We investigate the adiabatic and diabatic thermal balance of an atmospheric general circulation model (GCM) under two conditions: the control case, representing today's atmosphere, and a “nuclear winter” scenario in which virtually all sunlight in northern hemisphere mid‐latitudes is absorbed in the upper troposphere by prescribed dense smoke clouds hypothesized to result from the burning of many cities in a nuclear war. We also examine the changes in moisture and cloudiness simulated by the model. Our object is to examine the reliability of existing simulations of the climatic response to assumed dense, widespread, high‐altitude smoke and to identify improvements needed in model parameterizations. We find that in the smoke‐perturbed case our model simulation of land surface temperature is particularly influenced (i.e., warmed) by parameterized diffusion of heat downward from the lower troposphere. In turn the lower troposphere over land is supplied with heat transported from the relatively warm oceans. Thermal balance in the perturbed atmosphere as a whole is dominated by intense solar heating of the upper troposphere smoke layer in mid‐latitudes balanced by parameterized dry convection and large‐scale dynamical heat transport. Clouds largely disappear in the mid to upper troposphere in smoke‐affected regions as a consequence of a decrease in local relative humidity that results from temperature increases and, to a smaller extent, from a reduction of vertical moisture transport. The computation of substantial downward vertical heat diffusion into the lowest model layer is almost certainly an overestimate for the smoke‐perturbed conditions of high vertical stability. Consequently, the use of the present diffusive parameterization will, in the absence of other errors, result in an underestimate of the magnitude of land surface cooling in the “nuclear winter” scenario.
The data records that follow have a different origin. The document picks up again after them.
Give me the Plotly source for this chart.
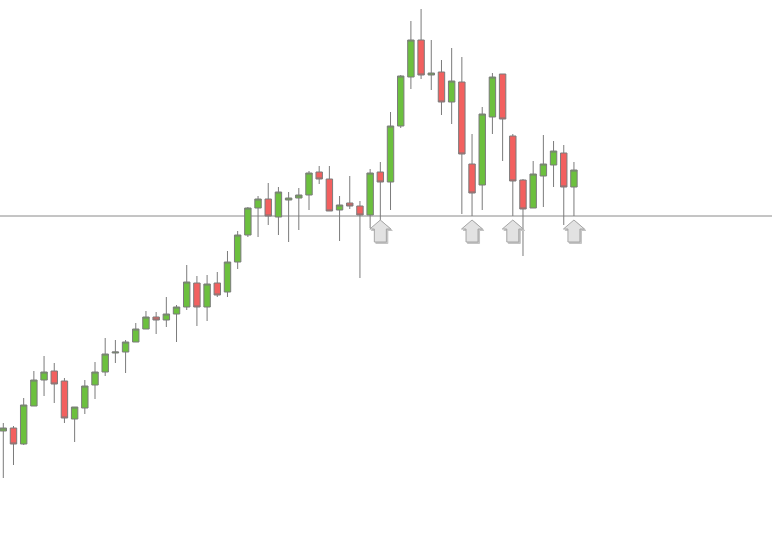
import plotly.graph_objects as go

# OHLC values (price units)
opens = [114, 117, 101, 139, 165, 174, 164, 126, 137, 160, 173, 192, 193, 203, 216, 228, 225, 231, 238, 262,
         238, 262, 253, 283, 310, 337, 346, 328, 345, 347, 350, 373, 366, 335, 342, 339, 330, 373, 363, 419,
         468, 505, 470, 473, 443, 463, 381, 360, 428, 471, 409, 365, 337, 369, 380, 392, 358]
highs = [122, 119, 147, 174, 189, 182, 167, 138, 165, 183, 207, 205, 205, 222, 234, 233, 248, 240, 280, 269,
         270, 273, 294, 314, 338, 349, 362, 358, 353, 357, 374, 379, 379, 349, 369, 344, 376, 383, 433, 470,
         524, 536, 505, 485, 497, 488, 411, 438, 472, 471, 411, 366, 384, 410, 404, 400, 383]
lows = [67, 80, 100, 139, 149, 142, 122, 103, 131, 146, 169, 182, 172, 203, 216, 211, 218, 203, 235, 219,
        224, 248, 248, 276, 308, 308, 320, 310, 303, 315, 335, 361, 334, 304, 336, 267, 317, 324, 335, 417,
        456, 466, 455, 430, 421, 331, 329, 335, 411, 384, 329, 289, 337, 338, 358, 320, 329]
closes = [117, 101, 140, 165, 173, 161, 127, 138, 159, 173, 191, 193, 203, 216, 228, 225, 231, 238, 263, 238,
          261, 250, 283, 310, 337, 346, 329, 353, 347, 350, 372, 366, 334, 340, 339, 330, 372, 363, 419, 469,
          505, 470, 472, 443, 464, 391, 352, 431, 468, 426, 364, 336, 371, 381, 394, 358, 375]
level = 329
arrow_idx = [37, 46, 50, 56]

x = list(range(len(opens)))

W, H = 772, 545
px0, dx_px = 3.3, 10.19
x0 = -px0 / dx_px
x1 = x0 + W / dx_px
ux = 1.0 / dx_px   # data units per pixel along x
uy = 1.0           # data units per pixel along y

GREEN = "#6cc03e"
RED = "#f2605f"
EDGE = "#7b7b7b"

fig = go.Figure()
fig.add_trace(go.Candlestick(
    x=x, open=opens, high=highs, low=lows, close=closes,
    increasing=dict(fillcolor=GREEN, line=dict(color=EDGE, width=1)),
    decreasing=dict(fillcolor=RED, line=dict(color=EDGE, width=1)),
    whiskerwidth=0, hoverinfo="skip", showlegend=False,
))

shapes = [dict(type="line", xref="paper", x0=0, x1=1, yref="y", y0=level, y1=level,
               line=dict(color="#8a8a8a", width=1), layer="below")]


def arrow_path(cx, top, sx=0.0, sy=0.0):
    tip = top - 4 * uy
    base = top - 13 * uy
    bottom = top - 26 * uy
    hw = 10.5 * ux
    sw = 6 * ux
    pts = [(cx, tip), (cx + hw, base), (cx + sw, base), (cx + sw, bottom),
           (cx - sw, bottom), (cx - sw, base), (cx - hw, base)]
    pts = [(px + sx * ux, py - sy * uy) for px, py in pts]
    return "M " + " L ".join(f"{px:.4f},{py:.4f}" for px, py in pts) + " Z"


for i in arrow_idx:
    shapes.append(dict(type="path", xref="x", yref="y", path=arrow_path(i, level, 1.5, 1.5),
                       fillcolor="#c4c4c4", line=dict(color="#c4c4c4", width=1), layer="above"))
    shapes.append(dict(type="path", xref="x", yref="y", path=arrow_path(i, level),
                       fillcolor="#e2e2e2", line=dict(color="#a6a6a6", width=1), layer="above"))

fig.update_layout(
    width=W, height=H,
    margin=dict(l=0, r=0, t=0, b=0),
    paper_bgcolor="white", plot_bgcolor="white",
    boxgap=0.37, boxgroupgap=0,
    shapes=shapes,
    xaxis=dict(range=[x0, x1], visible=False, rangeslider=dict(visible=False), fixedrange=True),
    yaxis=dict(range=[0, H], visible=False, fixedrange=True),
)

fig.write_html("out.html", config={"displayModeBar": False},
               post_script="document.body.style.margin='0';document.body.style.overflow='hidden';")
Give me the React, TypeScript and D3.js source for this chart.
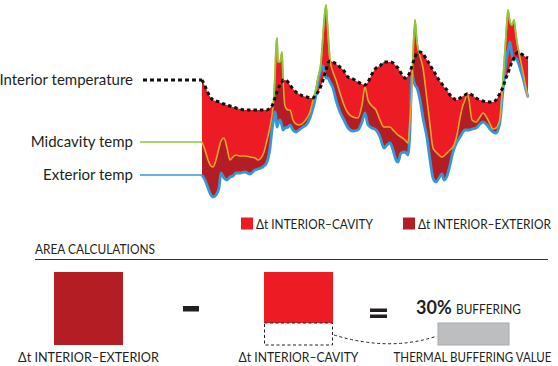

Current three‐dimensional model simulations, however, contain numerous additional omissions and approximations that make it difficult to say whether “nuclear winter” simulations, to date, produce effects that are more or less severe than those that might really occur given the hypothesized smoke amounts and distribution. We believe that the most important areas for GCM enhancement to study climatic effects of nuclear war‐generated aerosols include improved surface and planetary boundary layer processes and incorporation of radiatively active aerosol tracer transport and removal.